Links und rechts der Langen Brücke: Ein Zeichen gesetzt
Jan Brunzlow über die Demonstration der Potsdamer gegen Fremdenhass
Stand:
4000 von etwa 144 000 Potsdamern haben gestern Farbe bekannt und sich dem Verlangen nach mehr Zivilcourage gestellt. Ob das viele oder wenige sind, die sich gestern öffentlich gegen Fremdenfeindlichkeit in der Landeshauptstadt eingesetzt haben, mag jeder selbst beurteilen. Zumindest war es ein farbenfrohes und vielfältiges Zeichen, dass solche Taten in der Landeshauptstadt nicht geduldet werden dürfen. Ein Zeichen für die Medien, die Potsdam derzeit als Brennpunkt des braunsten aller deutschen Bundesländer im Fokus haben.
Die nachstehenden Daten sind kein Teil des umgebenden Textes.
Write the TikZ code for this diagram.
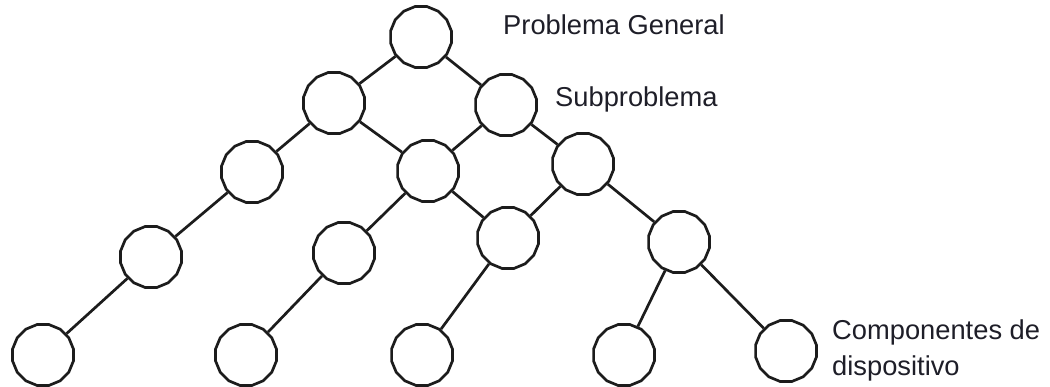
\documentclass[tikz,border=0pt]{standalone}
\usepackage{fontspec}
\setmainfont{Liberation Sans}
\usetikzlibrary{shapes.geometric}
\definecolor{ink}{HTML}{1C1C1C}
\definecolor{txt}{HTML}{1E1E28}
\begin{document}
\begin{tikzpicture}[x=1pt,y=-1pt,
  nd/.style={draw=ink,line width=2.7pt,fill=white,regular polygon,regular polygon sides=16,minimum size=62pt,inner sep=0pt},
  ed/.style={draw=ink,line width=2.7pt},
  lbl/.style={anchor=base west,inner sep=0pt,text=txt,font=\fontsize{27.3}{35}\selectfont}]
\useasboundingbox (0,0) rectangle (1050,387);
\node[nd] (r) at (421,37) {};
\node[nd] (a1) at (334,103) {};
\node[nd] (a2) at (506,105) {};
\node[nd] (b1) at (252,172) {};
\node[nd] (b2) at (428,171) {};
\node[nd] (b3) at (583,164) {};
\node[nd] (c1) at (151,257) {};
\node[nd] (c2) at (344,253) {};
\node[nd] (c3) at (508,238) {};
\node[nd] (c4) at (679,242) {};
\node[nd] (d1) at (43,355) {};
\node[nd] (d2) at (246,355) {};
\node[nd] (d3) at (422,355) {};
\node[nd] (d4) at (624,355) {};
\node[nd] (d5) at (786,351) {};
\draw[ed] (r) -- (a1);
\draw[ed] (r) -- (a2);
\draw[ed] (a1) -- (b1);
\draw[ed] (a1) -- (b2);
\draw[ed] (a2) -- (b2);
\draw[ed] (a2) -- (b3);
\draw[ed] (b1) -- (c1);
\draw[ed] (b2) -- (c2);
\draw[ed] (b2) -- (c3);
\draw[ed] (b3) -- (c3);
\draw[ed] (b3) -- (c4);
\draw[ed] (c1) -- (d1);
\draw[ed] (c2) -- (d2);
\draw[ed] (c3) -- (d3);
\draw[ed] (c4) -- (d4);
\draw[ed] (c4) -- (d5);
\node[lbl] (t1) at (503,35) {Problema General};
\node[lbl] (t2) at (555,107) {Subproblema};
\node[lbl] (t3) at (832,340) {Componentes de};
\node[lbl] (t4) at (832,375) {dispositivo};
\end{tikzpicture}
\end{document}
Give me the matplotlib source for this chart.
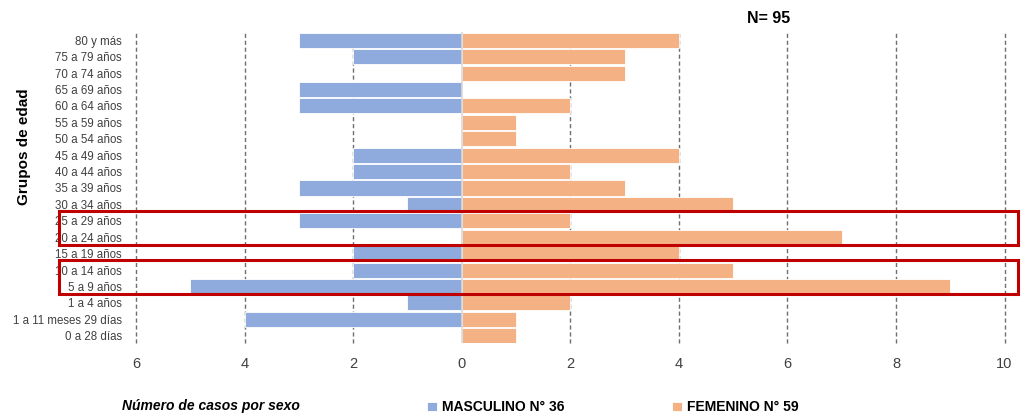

Ein Zeichen für die mutmaßlichen Täter und ihr Umfeld, dass dem Rassismus kein Millimeter Raum gegeben werden darf. Es war ein kleines Fest zu einem großen Anlass, gespickt mit Beifall für besonnene Reden.
Erlaubt sein muss nun die Frage, ob der Ort einer solchen Demonstration gegen Fremdenhass, mitten im barocken Stadtzentrum, der richtige ist? In einer Gegend, umgeben vom Bürgertum der Stadt, von zugezogener Wissenschaft, von geringer sozialer Armut. Aufmerksamkeit wird dadurch erzeugt, aber wer wird erreicht?
Geht man diesertage durch die Potsdamer Innenstadt, durch Cafés und Restaurants oder zu Freunden und Bekannten, so hat ein Thema alles andere überlagert – der Überfall vom Ostermontag auf Ermyas M. Diskutiert wird dabei über die soziale Kompetenz von sozial schwächeren Familien, von orientierungs- und ziellosen Jugendlichen und von Dingen, die andernorts anders gemacht werden müssen. Dabei beginnt der tägliche Rassismus womöglich am eigenen Frühstückstisch oder auf Familienfeier, aber allerspätestens im nächsten Café. Orte, an denen nun Farbe bekannt werden muss.
Was nach einer Woche Potsdam im Rampenlicht des öffentlichen Interesses bleibt ist die Erkenntnis, dass hinter den barocken Fassaden so manches bröckelt. Selbst der Oberbürgermeister gestand nach der medialen Themenwoche Rassismus in Potsdam ein, von Berichten über persönliche Schicksale andersfarbiger Potsdamer am stärksten beeindruckt gewesen zu sein. Das waren Berichte, die nur zu sehen sind, wenn man sie auch sehen will.